____ MATERIAL PROVIDED

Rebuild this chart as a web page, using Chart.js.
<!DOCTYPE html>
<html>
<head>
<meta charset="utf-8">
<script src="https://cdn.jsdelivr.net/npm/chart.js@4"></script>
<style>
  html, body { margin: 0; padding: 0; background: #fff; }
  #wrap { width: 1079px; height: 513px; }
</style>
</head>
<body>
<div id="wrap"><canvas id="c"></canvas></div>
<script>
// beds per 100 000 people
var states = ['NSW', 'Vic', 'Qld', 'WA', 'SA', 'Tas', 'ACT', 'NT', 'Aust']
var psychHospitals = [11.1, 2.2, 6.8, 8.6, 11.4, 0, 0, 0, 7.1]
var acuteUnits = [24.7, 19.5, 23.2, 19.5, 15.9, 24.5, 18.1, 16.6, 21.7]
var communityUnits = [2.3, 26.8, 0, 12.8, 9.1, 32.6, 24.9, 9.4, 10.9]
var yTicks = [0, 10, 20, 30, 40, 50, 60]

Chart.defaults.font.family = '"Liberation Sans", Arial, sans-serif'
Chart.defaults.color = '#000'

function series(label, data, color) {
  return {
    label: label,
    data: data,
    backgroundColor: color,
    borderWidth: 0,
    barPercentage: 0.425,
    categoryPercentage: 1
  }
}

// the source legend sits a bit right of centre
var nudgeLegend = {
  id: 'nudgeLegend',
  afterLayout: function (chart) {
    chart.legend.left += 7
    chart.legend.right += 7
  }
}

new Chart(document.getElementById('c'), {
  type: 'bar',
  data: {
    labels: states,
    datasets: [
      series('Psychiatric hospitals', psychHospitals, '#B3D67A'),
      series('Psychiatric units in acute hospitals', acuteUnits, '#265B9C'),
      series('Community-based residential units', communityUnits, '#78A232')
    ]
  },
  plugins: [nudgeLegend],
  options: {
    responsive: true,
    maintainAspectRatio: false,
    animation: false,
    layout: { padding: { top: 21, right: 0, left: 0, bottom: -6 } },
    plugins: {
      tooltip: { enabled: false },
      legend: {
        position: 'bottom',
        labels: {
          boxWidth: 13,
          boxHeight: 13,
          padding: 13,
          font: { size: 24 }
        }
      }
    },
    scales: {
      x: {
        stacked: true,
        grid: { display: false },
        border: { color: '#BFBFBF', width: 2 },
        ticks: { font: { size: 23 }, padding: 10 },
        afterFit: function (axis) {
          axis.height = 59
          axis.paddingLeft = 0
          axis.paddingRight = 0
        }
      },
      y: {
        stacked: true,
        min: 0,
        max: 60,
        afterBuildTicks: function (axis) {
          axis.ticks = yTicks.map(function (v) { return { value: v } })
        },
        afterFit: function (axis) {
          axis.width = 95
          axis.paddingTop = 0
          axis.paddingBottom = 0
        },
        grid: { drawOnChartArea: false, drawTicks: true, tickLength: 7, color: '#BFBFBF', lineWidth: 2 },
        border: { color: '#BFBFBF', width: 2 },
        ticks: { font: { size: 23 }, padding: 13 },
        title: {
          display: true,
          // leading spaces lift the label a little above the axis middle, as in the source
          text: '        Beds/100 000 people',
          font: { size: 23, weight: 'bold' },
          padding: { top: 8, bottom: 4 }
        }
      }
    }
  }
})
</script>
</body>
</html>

________

Write the complete data out, exactly as above.

*SOLUTION TO THIS PROBLEM:*
Rebuild this chart as a web page, using Chart.js.
<!DOCTYPE html>
<html>
<head>
<meta charset="utf-8">
<script src="https://cdn.jsdelivr.net/npm/chart.js@4"></script>
<style>
  html, body { margin: 0; padding: 0; background: #fff; }
  #wrap { width: 1079px; height: 513px; }
</style>
</head>
<body>
<div id="wrap"><canvas id="c"></canvas></div>
<script>
// beds per 100 000 people
var states = ['NSW', 'Vic', 'Qld', 'WA', 'SA', 'Tas', 'ACT', 'NT', 'Aust']
var psychHospitals = [11.1, 2.2, 6.8, 8.6, 11.4, 0, 0, 0, 7.1]
var acuteUnits = [24.7, 19.5, 23.2, 19.5, 15.9, 24.5, 18.1, 16.6, 21.7]
var communityUnits = [2.3, 26.8, 0, 12.8, 9.1, 32.6, 24.9, 9.4, 10.9]
var yTicks = [0, 10, 20, 30, 40, 50, 60]

Chart.defaults.font.family = '"Liberation Sans", Arial, sans-serif'
Chart.defaults.color = '#000'

function series(label, data, color) {
  return {
    label: label,
    data: data,
    backgroundColor: color,
    borderWidth: 0,
    barPercentage: 0.425,
    categoryPercentage: 1
  }
}

// the source legend sits a bit right of centre
var nudgeLegend = {
  id: 'nudgeLegend',
  afterLayout: function (chart) {
    chart.legend.left += 7
    chart.legend.right += 7
  }
}

new Chart(document.getElementById('c'), {
  type: 'bar',
  data: {
    labels: states,
    datasets: [
      series('Psychiatric hospitals', psychHospitals, '#B3D67A'),
      series('Psychiatric units in acute hospitals', acuteUnits, '#265B9C'),
      series('Community-based residential units', communityUnits, '#78A232')
    ]
  },
  plugins: [nudgeLegend],
  options: {
    responsive: true,
    maintainAspectRatio: false,
    animation: false,
    layout: { padding: { top: 21, right: 0, left: 0, bottom: -6 } },
    plugins: {
      tooltip: { enabled: false },
      legend: {
        position: 'bottom',
        labels: {
          boxWidth: 13,
          boxHeight: 13,
          padding: 13,
          font: { size: 24 }
        }
      }
    },
    scales: {
      x: {
        stacked: true,
        grid: { display: false },
        border: { color: '#BFBFBF', width: 2 },
        ticks: { font: { size: 23 }, padding: 10 },
        afterFit: function (axis) {
          axis.height = 59
          axis.paddingLeft = 0
          axis.paddingRight = 0
        }
      },
      y: {
        stacked: true,
        min: 0,
        max: 60,
        afterBuildTicks: function (axis) {
          axis.ticks = yTicks.map(function (v) { return { value: v } })
        },
        afterFit: function (axis) {
          axis.width = 95
          axis.paddingTop = 0
          axis.paddingBottom = 0
        },
        grid: { drawOnChartArea: false, drawTicks: true, tickLength: 7, color: '#BFBFBF', lineWidth: 2 },
        border: { color: '#BFBFBF', width: 2 },
        ticks: { font: { size: 23 }, padding: 13 },
        title: {
          display: true,
          // leading spaces lift the label a little above the axis middle, as in the source
          text: '        Beds/100 000 people',
          font: { size: 23, weight: 'bold' },
          padding: { top: 8, bottom: 4 }
        }
      }
    }
  }
})
</script>
</body>
</html>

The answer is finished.